The Egyptian government sees natural gas as the country’s fuel of the future. Egypt is a net exporter, with rising prospects to ship liquified natural gas (LNG) to Europe as an alternative to Russian gas. Additionally, the government wants to increase the number of cars using natural gas now that most factories and public transportation rely on it.

The EIA predicts natural gas prices will increase in 2023, likely topping $6 per million British thermal units (MMBtu) during the first quarter, up from November’s average of $5.50 MMBtu. However, it “will begin declining as U.S. storage levels move closer to their five-year average thanks to rising production.” The EIA noted the United States is expected to increase production by 1% in 2023, but global output may be limited early in the year by pipeline capacity.
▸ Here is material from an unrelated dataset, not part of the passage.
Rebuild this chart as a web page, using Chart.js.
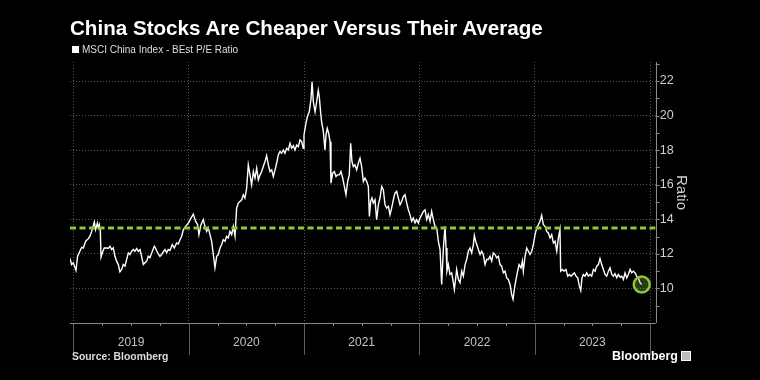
<!DOCTYPE html>
<html>
<head>
<meta charset="utf-8">
<script src="https://cdn.jsdelivr.net/npm/chart.js@4.4.1/dist/chart.umd.min.js"></script>
<style>
  html, body { margin: 0; padding: 0; background: #000; }
  #wrap { position: relative; width: 760px; height: 380px; overflow: hidden; background: #000; font-family: "Liberation Sans", Arial, sans-serif; }
  #chart { position: absolute; left: 0; top: 0; }
  #title { position: absolute; left: 70px; top: 16px; color: #fff; font-weight: bold; font-size: 20.6px; line-height: 24px; white-space: nowrap; }
  #legend { position: absolute; left: 72px; top: 44px; color: #ddd; font-size: 10px; line-height: 12px; white-space: nowrap; }
  #legend i { display: inline-block; width: 7px; height: 7px; background: #fff; margin-right: 3px; vertical-align: -0px; }
  #source { position: absolute; left: 72px; top: 351px; color: #ddd; font-weight: bold; font-size: 10.4px; line-height: 12px; }
  #logo { position: absolute; left: 612px; top: 349px; color: #fff; font-weight: bold; font-size: 12.5px; line-height: 15px; white-space: nowrap; }
  #logo b { display: inline-block; width: 8px; height: 8px; margin-left: 3px; border: 1px solid #fff; background: #bbb; vertical-align: -1px; }
</style>
</head>
<body>
<div id="wrap">
  <canvas id="chart" width="760" height="380"></canvas>
  <div id="title">China Stocks Are Cheaper Versus Their Average</div>
  <div id="legend"><i></i>MSCI China Index - BEst P/E Ratio</div>
  <div id="source">Source: Bloomberg</div>
  <div id="logo">Bloomberg<b></b></div>
</div>
<script>
// dates as decimal years
const dates = [
  2018.970, 2018.984, 2018.999, 2019.022, 2019.036, 2019.071, 2019.085, 2019.106, 2019.129, 2019.143,
  2019.158, 2019.181, 2019.192, 2019.207, 2019.215, 2019.224, 2019.233, 2019.239, 2019.250, 2019.267,
  2019.288, 2019.302, 2019.317, 2019.331, 2019.345, 2019.360, 2019.374, 2019.389, 2019.403, 2019.418,
  2019.432, 2019.447, 2019.461, 2019.476, 2019.490, 2019.505, 2019.519, 2019.533, 2019.548, 2019.562,
  2019.577, 2019.591, 2019.606, 2019.620, 2019.635, 2019.649, 2019.663, 2019.684, 2019.701, 2019.713,
  2019.730, 2019.750, 2019.765, 2019.782, 2019.794, 2019.808, 2019.822, 2019.837, 2019.857, 2019.874,
  2019.895, 2019.909, 2019.924, 2019.938, 2019.953, 2019.973, 2019.996,
  2020.019, 2020.039, 2020.060, 2020.077, 2020.088, 2020.106, 2020.126, 2020.140, 2020.155, 2020.169,
  2020.184, 2020.198, 2020.213, 2020.227, 2020.242, 2020.256, 2020.271, 2020.285, 2020.299, 2020.314,
  2020.328, 2020.343, 2020.357, 2020.372, 2020.386, 2020.401, 2020.415, 2020.430, 2020.444, 2020.459,
  2020.473, 2020.487, 2020.502, 2020.516, 2020.531, 2020.545, 2020.560, 2020.574, 2020.589, 2020.603,
  2020.618, 2020.632, 2020.646, 2020.661, 2020.675, 2020.690, 2020.704, 2020.719, 2020.733, 2020.748,
  2020.762, 2020.776, 2020.791, 2020.805, 2020.820, 2020.834, 2020.849, 2020.863, 2020.878, 2020.892,
  2020.907, 2020.921, 2020.936, 2020.950, 2020.964,
  2020.979, 2020.993, 2020.999, 2021.016, 2021.028, 2021.045, 2021.060, 2021.069, 2021.080, 2021.095,
  2021.109, 2021.123, 2021.132, 2021.144, 2021.152, 2021.167, 2021.181, 2021.190, 2021.201, 2021.213,
  2021.225, 2021.233, 2021.248, 2021.262, 2021.277, 2021.288, 2021.306, 2021.320, 2021.335, 2021.349,
  2021.363, 2021.378, 2021.392, 2021.404, 2021.415, 2021.427, 2021.441, 2021.456, 2021.470, 2021.485,
  2021.499, 2021.514, 2021.528, 2021.543, 2021.557, 2021.566, 2021.577, 2021.589, 2021.600, 2021.615,
  2021.629, 2021.644, 2021.658, 2021.673, 2021.687, 2021.702, 2021.716, 2021.731, 2021.745, 2021.759,
  2021.774, 2021.788, 2021.803, 2021.817, 2021.832, 2021.846, 2021.861, 2021.875, 2021.890, 2021.904,
  2021.918, 2021.933, 2021.947, 2021.962,
  2021.976, 2021.991, 2022.005, 2022.020, 2022.034, 2022.049, 2022.063, 2022.077, 2022.092, 2022.106,
  2022.121, 2022.135, 2022.150, 2022.164, 2022.179, 2022.193, 2022.208, 2022.222, 2022.231, 2022.239,
  2022.251, 2022.265, 2022.280, 2022.294, 2022.303, 2022.315, 2022.323, 2022.338, 2022.352, 2022.367,
  2022.381, 2022.396, 2022.410, 2022.424, 2022.439, 2022.453, 2022.468, 2022.476, 2022.488, 2022.497,
  2022.511, 2022.526, 2022.540, 2022.554, 2022.569, 2022.583, 2022.598, 2022.612, 2022.627, 2022.641,
  2022.656, 2022.670, 2022.685, 2022.699, 2022.713, 2022.728, 2022.742, 2022.757, 2022.771, 2022.786,
  2022.800, 2022.812, 2022.823, 2022.835, 2022.852, 2022.864, 2022.881, 2022.893, 2022.901, 2022.916,
  2022.930, 2022.945, 2022.959,
  2022.974, 2022.988, 2023.003, 2023.017, 2023.032, 2023.046, 2023.060, 2023.075, 2023.089, 2023.104,
  2023.118, 2023.133, 2023.147, 2023.162, 2023.176, 2023.191, 2023.205, 2023.219, 2023.225, 2023.240,
  2023.254, 2023.271, 2023.286, 2023.300, 2023.315, 2023.329, 2023.344, 2023.358, 2023.373, 2023.387,
  2023.399, 2023.410, 2023.422, 2023.436, 2023.451, 2023.465, 2023.480, 2023.494, 2023.509, 2023.523,
  2023.538, 2023.552, 2023.566, 2023.581, 2023.595, 2023.610, 2023.624, 2023.639, 2023.653, 2023.668,
  2023.682, 2023.696, 2023.711, 2023.725, 2023.740, 2023.754, 2023.769, 2023.783, 2023.798, 2023.812,
  2023.827, 2023.841, 2023.855, 2023.870, 2023.884, 2023.899, 2023.913, 2023.928,
];

const peRatio = [
  11.73, 11.38, 11.48, 11.04, 11.86, 12.38, 12.34, 12.73, 12.88, 13.02,
  13.30, 13.84, 13.40, 13.78, 13.50, 13.69, 13.30, 11.81, 12.06, 12.34,
  12.34, 12.31, 12.44, 12.25, 12.34, 11.86, 11.58, 11.38, 10.96, 11.10,
  11.38, 11.29, 11.67, 12.06, 11.96, 12.15, 12.25, 12.15, 12.31, 12.15,
  12.25, 11.86, 11.38, 11.48, 11.58, 11.86, 11.77, 12.15, 12.44, 12.31,
  12.06, 11.86, 11.96, 12.15, 12.25, 12.06, 12.25, 12.19, 12.54, 12.34,
  12.63, 12.57, 12.82, 13.02, 13.40, 13.59, 13.78,
  14.07, 14.30, 13.88, 13.69, 13.11, 13.69, 13.98, 13.59, 13.30, 13.50,
  13.11, 12.73, 11.96, 11.19, 11.86, 11.96, 12.34, 12.54, 12.82, 12.73,
  13.02, 12.92, 13.30, 13.11, 13.59, 13.02, 14.65, 14.94, 15.03, 15.13,
  15.42, 15.23, 15.80, 17.15, 16.57, 15.99, 16.76, 16.38, 16.96, 16.28,
  16.57, 16.76, 17.05, 17.34, 17.68, 17.15, 16.76, 16.86, 16.47, 16.86,
  17.24, 17.72, 17.92, 17.82, 18.01, 17.82, 18.11, 18.01, 18.40, 18.11,
  18.26, 18.01, 18.30, 18.20, 18.59,
  18.49, 18.11, 18.88, 19.55, 19.93, 20.22, 20.99, 21.95, 20.80, 20.22,
  20.80, 21.47, 21.09, 20.13, 19.64, 19.07, 18.01, 18.88, 19.26, 18.97,
  18.49, 16.09, 16.67, 16.76, 16.47, 16.57, 16.57, 16.76, 16.38, 15.90,
  15.42, 16.19, 16.57, 18.40, 17.34, 17.05, 17.15, 16.86, 17.24, 17.53,
  17.05, 16.19, 16.38, 16.19, 15.90, 14.17, 15.03, 15.23, 14.94, 15.13,
  13.98, 14.84, 15.23, 15.90, 15.71, 14.84, 14.65, 14.75, 14.27, 14.65,
  15.13, 15.51, 15.61, 15.23, 14.84, 15.03, 15.32, 15.42, 14.94, 14.55,
  14.27, 13.88, 14.07, 13.79,
  13.98, 13.78, 14.07, 14.27, 14.46, 14.55, 13.98, 14.27, 13.88, 14.46,
  13.98, 13.59, 13.50, 12.73, 12.25, 10.23, 12.34, 13.59, 12.34, 11.00,
  11.38, 10.81, 10.90, 10.33, 9.94, 10.61, 11.10, 10.52, 10.33, 11.00,
  10.71, 11.38, 11.67, 12.15, 12.34, 12.06, 12.54, 13.07, 12.73, 12.54,
  12.25, 11.96, 12.15, 11.96, 11.38, 11.67, 11.67, 11.86, 11.58, 12.06,
  11.96, 11.77, 11.86, 11.38, 11.29, 10.90, 11.00, 10.61, 10.52, 10.23,
  9.65, 9.37, 9.94, 10.42, 11.00, 11.38, 11.19, 11.58, 11.00, 11.86,
  12.34, 12.15, 11.96,
  12.15, 12.54, 13.11, 13.50, 13.69, 13.88, 14.23, 13.69, 13.59, 13.30,
  13.21, 12.92, 13.11, 12.63, 12.73, 12.15, 12.92, 13.40, 11.00, 11.10,
  11.00, 11.10, 10.71, 10.81, 10.71, 10.81, 10.90, 10.71, 10.61, 10.13,
  9.88, 10.61, 10.81, 10.71, 10.90, 10.71, 10.81, 10.71, 11.10, 11.00,
  11.29, 11.38, 11.73, 11.38, 11.10, 10.81, 10.71, 11.00, 11.19, 10.81,
  10.71, 10.85, 10.61, 10.81, 10.65, 10.71, 10.52, 10.90, 10.61, 10.81,
  11.10, 10.90, 11.00, 10.90, 10.71, 10.61, 10.33, 10.23,
];

const averageRatio = 13.5;
const yearTicks = [2019, 2020, 2021, 2022, 2023, 2024];
const yearLabels = ["2019", "2020", "2021", "2022", "2023", ""];
const ratioTicks = [10, 12, 14, 16, 18, 20, 22];
const xRange = [2018.97, 2024.049];
const yRange = [8, 23.1];

const lastIndex = peRatio.length - 1;
const seriesPoints = dates.map((d, i) => ({ x: d, y: peRatio[i] }));
const averagePoints = xRange.map((d) => ({ x: d, y: averageRatio }));

Chart.defaults.font.family = "'Liberation Sans', Arial, sans-serif";

// axis lines, quarter ticks, year dividers and unit ticks on the ratio axis
const axisDecor = {
  id: "axisDecor",
  afterDraw(chart) {
    const { ctx, chartArea: area, scales } = chart;
    const x = scales.x;
    const y = scales.y;
    ctx.save();
    ctx.strokeStyle = "#8a8a8a";
    ctx.lineWidth = 1;
    ctx.setLineDash([]);
    ctx.beginPath();
    ctx.moveTo(area.left, Math.round(area.bottom) + 0.5);
    ctx.lineTo(area.right, Math.round(area.bottom) + 0.5);
    ctx.moveTo(Math.round(area.right) + 0.5, area.top);
    ctx.lineTo(Math.round(area.right) + 0.5, area.bottom);
    yearTicks.slice(0, -1).forEach((yr) => {
      [0.25, 0.5, 0.75].forEach((q) => {
        const px = Math.round(x.getPixelForValue(yr + q)) + 0.5;
        ctx.moveTo(px, area.bottom);
        ctx.lineTo(px, area.bottom + 3);
      });
    });
    for (let v = Math.ceil(yRange[0]) + 1; v <= yRange[1]; v++) {
      const py = Math.round(y.getPixelForValue(v)) + 0.5;
      ctx.moveTo(area.right, py);
      ctx.lineTo(area.right + 4, py);
    }
    ctx.stroke();
    ctx.strokeStyle = "#5e5e5e";
    ctx.beginPath();
    yearTicks.forEach((yr) => {
      const px = Math.round(x.getPixelForValue(yr)) + 0.5;
      ctx.moveTo(px, area.bottom + 1);
      ctx.lineTo(px, area.bottom + 32);
    });
    ctx.stroke();
    ctx.restore();
  },
};

const ctx = document.querySelector("#chart");
new Chart(ctx, {
  type: "line",
  data: {
    datasets: [
      {
        label: "Average",
        data: averagePoints,
        borderColor: "#8dc63f",
        borderWidth: 3,
        borderDash: [6, 3.5],
        pointRadius: 0,
        fill: false,
      },
      {
        label: "MSCI China Index - BEst P/E Ratio",
        data: seriesPoints,
        borderColor: "#ffffff",
        borderWidth: 1.4,
        tension: 0,
        fill: false,
        pointRadius: (c) => (c.dataIndex === lastIndex ? 8 : 0),
        pointBackgroundColor: "rgba(141, 198, 63, 0.3)",
        pointBorderColor: "#8dc63f",
        pointBorderWidth: 2.5,
      },
    ],
  },
  options: {
    responsive: false,
    animation: false,
    events: [],
    layout: { padding: { left: 70, top: 62, right: 70, bottom: 0 } },
    plugins: {
      legend: { display: false },
      tooltip: { enabled: false },
    },
    scales: {
      x: {
        type: "linear",
        min: xRange[0],
        max: xRange[1],
        afterFit: (scale) => { scale.height = 57; },
        afterBuildTicks: (scale) => { scale.ticks = yearTicks.map((v) => ({ value: v })); },
        ticks: {
          autoSkip: false,
          maxRotation: 0,
          color: "#c4c4c4",
          font: { size: 12 },
          padding: 12,
          labelOffset: 57.6,
          callback: (value) => yearLabels[yearTicks.indexOf(value)],
        },
        grid: { color: "#555", lineWidth: 1, drawTicks: false },
        border: { display: false, dash: [1, 2] },
      },
      y: {
        position: "right",
        min: yRange[0],
        max: yRange[1],
        afterFit: (scale) => { scale.width = 34.3; },
        afterBuildTicks: (scale) => { scale.ticks = ratioTicks.map((v) => ({ value: v })); },
        ticks: {
          color: "#d0d0d0",
          font: { size: 12.5 },
          padding: 4,
        },
        grid: { color: "#555", lineWidth: 1, drawTicks: false },
        border: { display: false, dash: [1, 2] },
        title: {
          display: true,
          text: "Ratio",
          color: "#d0d0d0",
          font: { size: 15 },
          padding: 0,
        },
      },
    },
  },
  plugins: [axisDecor],
});
</script>
</body>
</html>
Fitch Ratings forecasts natural gas prices will taper off in Europe and the United States, with “reduced gas demand in Europe primarily due to lower industrial consumption.” The European Commission expects the bloc’s GDP growth to reach 0.3% in 2023. Its November press release said, “The outlook for 2023 is significantly weaker for growth and higher for inflation compared to the European Commission’s Summer interim forecast.”

Fitch Ratings also cited forecasts of a warmer-than-normal winter, meaning homes will use less fuel for heating. Meanwhile, EU storage levels are at as much as 95% of capacity, so there is no rush to import natural gas at inflated prices. That is “better than we previously anticipated and should help ease supply-demand pressures.”

Capital.com, an online financial company, said in a December paper that storage is “near 10-year highs.” However, it is unclear how much natural gas reserves will remain when winter ends. “The bullish [natural gas] market phase may occur after the first months of [2023] when gas reserves in Western economies begin to dwindle and demand for refilling stocks resumes its cyclical comeback,” said Piero Cingari, a market specialist at Capital.com.

By that time, several other factors would have impacted natural gas and oil prices. They include China’s success in recovering its economy, the status of the war in Ukraine and whether the United States enters a recession. Another factor is whether secondary fossil fuel producers (like Egypt with natural gas) increase production to meet rising global demand.